■ Task statement
From the entries below, copy every line that holds the word "this".

--- START Data excerpts ---

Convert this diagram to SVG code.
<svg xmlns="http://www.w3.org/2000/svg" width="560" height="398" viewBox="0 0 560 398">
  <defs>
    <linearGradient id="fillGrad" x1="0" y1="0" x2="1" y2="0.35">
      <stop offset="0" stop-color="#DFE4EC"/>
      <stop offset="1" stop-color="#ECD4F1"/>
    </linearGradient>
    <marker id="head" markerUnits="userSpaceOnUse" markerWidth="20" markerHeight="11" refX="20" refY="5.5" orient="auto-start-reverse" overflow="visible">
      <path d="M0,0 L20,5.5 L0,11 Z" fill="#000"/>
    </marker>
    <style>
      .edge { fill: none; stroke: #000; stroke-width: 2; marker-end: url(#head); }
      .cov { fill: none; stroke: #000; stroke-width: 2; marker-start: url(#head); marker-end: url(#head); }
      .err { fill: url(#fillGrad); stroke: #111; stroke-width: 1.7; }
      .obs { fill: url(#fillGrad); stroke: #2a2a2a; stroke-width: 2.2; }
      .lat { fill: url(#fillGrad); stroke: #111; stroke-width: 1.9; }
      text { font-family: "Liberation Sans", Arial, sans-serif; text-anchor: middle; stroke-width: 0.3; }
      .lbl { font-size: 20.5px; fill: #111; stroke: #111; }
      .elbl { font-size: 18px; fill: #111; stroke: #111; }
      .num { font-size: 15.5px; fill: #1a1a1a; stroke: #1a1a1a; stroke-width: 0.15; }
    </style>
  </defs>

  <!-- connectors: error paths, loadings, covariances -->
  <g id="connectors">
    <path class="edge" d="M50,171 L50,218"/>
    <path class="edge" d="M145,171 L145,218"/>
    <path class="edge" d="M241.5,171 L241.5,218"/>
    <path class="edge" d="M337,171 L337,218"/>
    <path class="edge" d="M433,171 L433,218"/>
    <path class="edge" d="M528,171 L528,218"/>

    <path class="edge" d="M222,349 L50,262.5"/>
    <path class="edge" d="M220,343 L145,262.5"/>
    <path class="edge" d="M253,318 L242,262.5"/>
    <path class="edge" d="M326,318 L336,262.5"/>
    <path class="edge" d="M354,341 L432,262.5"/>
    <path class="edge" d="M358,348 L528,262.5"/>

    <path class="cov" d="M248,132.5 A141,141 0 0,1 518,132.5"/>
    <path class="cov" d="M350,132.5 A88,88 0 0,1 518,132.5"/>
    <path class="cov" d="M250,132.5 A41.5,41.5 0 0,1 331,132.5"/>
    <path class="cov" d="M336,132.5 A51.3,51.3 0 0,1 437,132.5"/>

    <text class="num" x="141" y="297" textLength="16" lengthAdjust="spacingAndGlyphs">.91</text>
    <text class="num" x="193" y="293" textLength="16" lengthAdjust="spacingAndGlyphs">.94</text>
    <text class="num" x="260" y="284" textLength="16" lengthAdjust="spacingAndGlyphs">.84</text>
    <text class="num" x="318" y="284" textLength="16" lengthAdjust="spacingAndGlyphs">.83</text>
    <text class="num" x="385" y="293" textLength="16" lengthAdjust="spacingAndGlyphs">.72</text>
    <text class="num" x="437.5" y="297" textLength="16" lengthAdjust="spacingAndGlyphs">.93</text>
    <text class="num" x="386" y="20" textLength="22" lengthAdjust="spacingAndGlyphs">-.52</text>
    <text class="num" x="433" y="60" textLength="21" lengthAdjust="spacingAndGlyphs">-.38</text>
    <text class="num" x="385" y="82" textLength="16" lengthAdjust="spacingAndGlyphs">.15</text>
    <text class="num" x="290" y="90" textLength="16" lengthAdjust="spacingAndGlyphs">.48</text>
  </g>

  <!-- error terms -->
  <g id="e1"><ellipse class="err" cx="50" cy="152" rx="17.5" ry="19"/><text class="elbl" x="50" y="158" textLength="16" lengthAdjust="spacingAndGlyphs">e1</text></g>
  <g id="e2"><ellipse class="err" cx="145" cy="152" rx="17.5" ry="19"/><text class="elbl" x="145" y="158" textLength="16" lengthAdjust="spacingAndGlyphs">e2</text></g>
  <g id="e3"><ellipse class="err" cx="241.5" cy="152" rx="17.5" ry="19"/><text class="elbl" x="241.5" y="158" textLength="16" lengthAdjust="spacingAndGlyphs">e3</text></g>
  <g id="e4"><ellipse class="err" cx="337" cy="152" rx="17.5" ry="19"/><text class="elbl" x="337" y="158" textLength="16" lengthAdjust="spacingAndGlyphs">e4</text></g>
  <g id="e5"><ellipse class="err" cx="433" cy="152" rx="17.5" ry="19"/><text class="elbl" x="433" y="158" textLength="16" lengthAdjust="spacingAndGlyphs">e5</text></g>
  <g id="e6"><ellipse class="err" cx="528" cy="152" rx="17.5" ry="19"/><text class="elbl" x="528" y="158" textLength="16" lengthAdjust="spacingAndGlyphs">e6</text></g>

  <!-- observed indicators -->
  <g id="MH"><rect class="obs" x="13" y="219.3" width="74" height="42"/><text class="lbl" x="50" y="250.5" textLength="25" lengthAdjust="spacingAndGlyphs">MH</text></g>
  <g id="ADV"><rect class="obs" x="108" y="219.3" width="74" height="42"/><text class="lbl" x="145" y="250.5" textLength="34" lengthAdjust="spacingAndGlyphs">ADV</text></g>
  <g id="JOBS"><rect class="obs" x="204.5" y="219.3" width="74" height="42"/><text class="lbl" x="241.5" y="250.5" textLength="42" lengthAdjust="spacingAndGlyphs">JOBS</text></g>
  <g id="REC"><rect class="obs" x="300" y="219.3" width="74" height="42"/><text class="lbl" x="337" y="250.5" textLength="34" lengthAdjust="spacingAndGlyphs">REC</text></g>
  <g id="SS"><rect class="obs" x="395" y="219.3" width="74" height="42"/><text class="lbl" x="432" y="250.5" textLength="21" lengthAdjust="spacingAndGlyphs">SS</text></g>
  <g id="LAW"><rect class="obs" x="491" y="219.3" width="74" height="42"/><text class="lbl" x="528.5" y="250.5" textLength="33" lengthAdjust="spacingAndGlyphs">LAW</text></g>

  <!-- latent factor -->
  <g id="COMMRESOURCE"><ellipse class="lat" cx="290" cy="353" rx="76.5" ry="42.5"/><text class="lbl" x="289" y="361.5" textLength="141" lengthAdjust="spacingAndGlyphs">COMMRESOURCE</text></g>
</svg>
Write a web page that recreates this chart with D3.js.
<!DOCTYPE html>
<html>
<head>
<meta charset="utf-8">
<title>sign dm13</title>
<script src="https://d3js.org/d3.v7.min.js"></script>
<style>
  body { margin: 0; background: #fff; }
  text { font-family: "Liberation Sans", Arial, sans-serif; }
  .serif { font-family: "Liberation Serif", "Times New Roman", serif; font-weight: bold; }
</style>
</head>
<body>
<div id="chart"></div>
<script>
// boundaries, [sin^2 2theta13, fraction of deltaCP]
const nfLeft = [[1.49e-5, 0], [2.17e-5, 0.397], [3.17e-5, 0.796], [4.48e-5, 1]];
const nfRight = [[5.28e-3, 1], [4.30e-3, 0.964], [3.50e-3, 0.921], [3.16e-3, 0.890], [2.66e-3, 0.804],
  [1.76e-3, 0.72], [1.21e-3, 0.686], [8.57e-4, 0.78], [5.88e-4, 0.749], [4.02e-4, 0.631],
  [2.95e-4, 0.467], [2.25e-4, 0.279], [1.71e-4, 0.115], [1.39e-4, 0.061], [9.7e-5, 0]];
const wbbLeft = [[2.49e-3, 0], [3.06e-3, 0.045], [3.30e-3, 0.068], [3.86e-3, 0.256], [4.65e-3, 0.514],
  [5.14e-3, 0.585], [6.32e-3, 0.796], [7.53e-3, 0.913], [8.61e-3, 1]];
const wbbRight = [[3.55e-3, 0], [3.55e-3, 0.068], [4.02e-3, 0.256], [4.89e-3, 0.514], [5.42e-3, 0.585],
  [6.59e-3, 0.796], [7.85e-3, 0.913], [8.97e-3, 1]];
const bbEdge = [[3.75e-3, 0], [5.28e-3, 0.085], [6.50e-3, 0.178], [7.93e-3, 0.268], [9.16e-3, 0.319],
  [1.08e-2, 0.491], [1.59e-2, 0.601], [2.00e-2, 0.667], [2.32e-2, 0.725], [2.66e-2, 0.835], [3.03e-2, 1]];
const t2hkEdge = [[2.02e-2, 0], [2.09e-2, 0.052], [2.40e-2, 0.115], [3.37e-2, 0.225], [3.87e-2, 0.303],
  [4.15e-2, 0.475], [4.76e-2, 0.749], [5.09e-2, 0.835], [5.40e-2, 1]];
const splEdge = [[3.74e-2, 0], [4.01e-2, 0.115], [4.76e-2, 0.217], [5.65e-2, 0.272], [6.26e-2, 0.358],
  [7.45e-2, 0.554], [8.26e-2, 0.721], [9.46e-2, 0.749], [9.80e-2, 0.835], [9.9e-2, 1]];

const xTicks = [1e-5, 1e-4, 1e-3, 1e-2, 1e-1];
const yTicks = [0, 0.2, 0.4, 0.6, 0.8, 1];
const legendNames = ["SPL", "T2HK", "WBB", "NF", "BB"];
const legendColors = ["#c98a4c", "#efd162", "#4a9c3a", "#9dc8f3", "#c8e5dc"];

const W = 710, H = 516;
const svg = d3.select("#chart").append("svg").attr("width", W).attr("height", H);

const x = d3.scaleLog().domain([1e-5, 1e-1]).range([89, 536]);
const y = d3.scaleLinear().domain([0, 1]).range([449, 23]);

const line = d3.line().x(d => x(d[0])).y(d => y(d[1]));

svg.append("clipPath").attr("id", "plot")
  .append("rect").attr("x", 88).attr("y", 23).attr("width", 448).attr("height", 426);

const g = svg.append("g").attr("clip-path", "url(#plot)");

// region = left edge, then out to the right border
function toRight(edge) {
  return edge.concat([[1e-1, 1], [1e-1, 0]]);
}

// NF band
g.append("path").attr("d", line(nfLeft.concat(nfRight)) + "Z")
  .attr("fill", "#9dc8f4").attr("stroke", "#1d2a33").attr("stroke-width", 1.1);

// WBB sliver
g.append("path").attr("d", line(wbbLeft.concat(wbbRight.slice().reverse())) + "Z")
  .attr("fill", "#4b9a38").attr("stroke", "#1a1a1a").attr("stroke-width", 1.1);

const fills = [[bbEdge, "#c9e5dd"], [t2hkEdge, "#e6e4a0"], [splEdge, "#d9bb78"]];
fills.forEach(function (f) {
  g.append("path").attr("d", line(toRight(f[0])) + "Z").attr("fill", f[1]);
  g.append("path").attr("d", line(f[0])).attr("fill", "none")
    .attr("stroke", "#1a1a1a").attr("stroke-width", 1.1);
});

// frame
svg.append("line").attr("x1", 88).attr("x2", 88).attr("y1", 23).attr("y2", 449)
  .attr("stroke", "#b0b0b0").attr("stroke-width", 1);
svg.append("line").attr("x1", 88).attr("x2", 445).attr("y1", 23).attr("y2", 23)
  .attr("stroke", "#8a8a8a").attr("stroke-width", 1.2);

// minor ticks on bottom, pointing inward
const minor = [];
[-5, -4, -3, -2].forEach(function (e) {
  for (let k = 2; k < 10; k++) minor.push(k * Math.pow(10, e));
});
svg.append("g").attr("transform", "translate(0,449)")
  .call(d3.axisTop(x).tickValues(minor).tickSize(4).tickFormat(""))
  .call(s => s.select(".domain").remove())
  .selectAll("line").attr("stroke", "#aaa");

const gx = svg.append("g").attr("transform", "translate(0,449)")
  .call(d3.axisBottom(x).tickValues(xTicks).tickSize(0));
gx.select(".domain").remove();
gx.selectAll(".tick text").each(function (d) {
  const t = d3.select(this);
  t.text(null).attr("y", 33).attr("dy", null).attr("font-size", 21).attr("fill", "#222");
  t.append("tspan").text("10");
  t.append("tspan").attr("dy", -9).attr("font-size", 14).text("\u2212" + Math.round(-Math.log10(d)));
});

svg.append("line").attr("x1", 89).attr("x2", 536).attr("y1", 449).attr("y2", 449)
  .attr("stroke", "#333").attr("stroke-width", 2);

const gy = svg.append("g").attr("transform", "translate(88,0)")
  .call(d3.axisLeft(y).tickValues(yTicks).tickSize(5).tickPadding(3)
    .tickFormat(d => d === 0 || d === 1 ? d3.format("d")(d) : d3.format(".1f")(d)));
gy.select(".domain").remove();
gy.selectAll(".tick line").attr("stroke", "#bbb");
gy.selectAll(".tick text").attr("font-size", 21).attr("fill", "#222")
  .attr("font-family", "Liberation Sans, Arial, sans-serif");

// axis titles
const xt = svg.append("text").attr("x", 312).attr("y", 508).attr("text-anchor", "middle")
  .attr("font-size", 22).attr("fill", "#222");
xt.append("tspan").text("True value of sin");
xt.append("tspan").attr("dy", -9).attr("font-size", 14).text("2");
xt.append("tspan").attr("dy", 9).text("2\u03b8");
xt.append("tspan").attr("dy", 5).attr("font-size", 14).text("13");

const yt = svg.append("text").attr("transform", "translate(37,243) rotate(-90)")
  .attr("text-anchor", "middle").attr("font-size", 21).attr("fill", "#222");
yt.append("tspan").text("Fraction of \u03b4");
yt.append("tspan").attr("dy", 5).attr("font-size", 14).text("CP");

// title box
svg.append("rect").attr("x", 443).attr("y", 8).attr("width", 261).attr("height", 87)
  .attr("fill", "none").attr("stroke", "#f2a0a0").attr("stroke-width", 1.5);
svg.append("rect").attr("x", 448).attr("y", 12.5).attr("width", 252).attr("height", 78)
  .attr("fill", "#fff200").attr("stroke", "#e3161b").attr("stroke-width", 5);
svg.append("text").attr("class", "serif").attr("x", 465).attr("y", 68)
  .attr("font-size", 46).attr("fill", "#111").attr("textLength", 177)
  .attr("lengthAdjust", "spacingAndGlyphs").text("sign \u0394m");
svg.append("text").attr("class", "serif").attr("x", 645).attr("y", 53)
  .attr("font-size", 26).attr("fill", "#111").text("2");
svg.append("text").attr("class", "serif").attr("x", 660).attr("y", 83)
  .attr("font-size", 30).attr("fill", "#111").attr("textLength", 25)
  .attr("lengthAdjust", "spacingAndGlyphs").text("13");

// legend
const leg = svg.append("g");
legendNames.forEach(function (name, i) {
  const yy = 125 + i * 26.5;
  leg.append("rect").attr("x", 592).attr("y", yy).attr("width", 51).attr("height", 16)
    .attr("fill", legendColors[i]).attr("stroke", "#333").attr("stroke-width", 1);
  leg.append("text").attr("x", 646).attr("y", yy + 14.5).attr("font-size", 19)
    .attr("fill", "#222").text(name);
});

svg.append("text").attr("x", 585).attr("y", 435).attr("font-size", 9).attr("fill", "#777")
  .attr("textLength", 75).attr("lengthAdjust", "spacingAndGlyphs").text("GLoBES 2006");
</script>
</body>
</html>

--- END Data excerpts ---

■ Problem solution
Convert this diagram to SVG code.
Write a web page that recreates this chart with D3.js.
  const t = d3.select(this);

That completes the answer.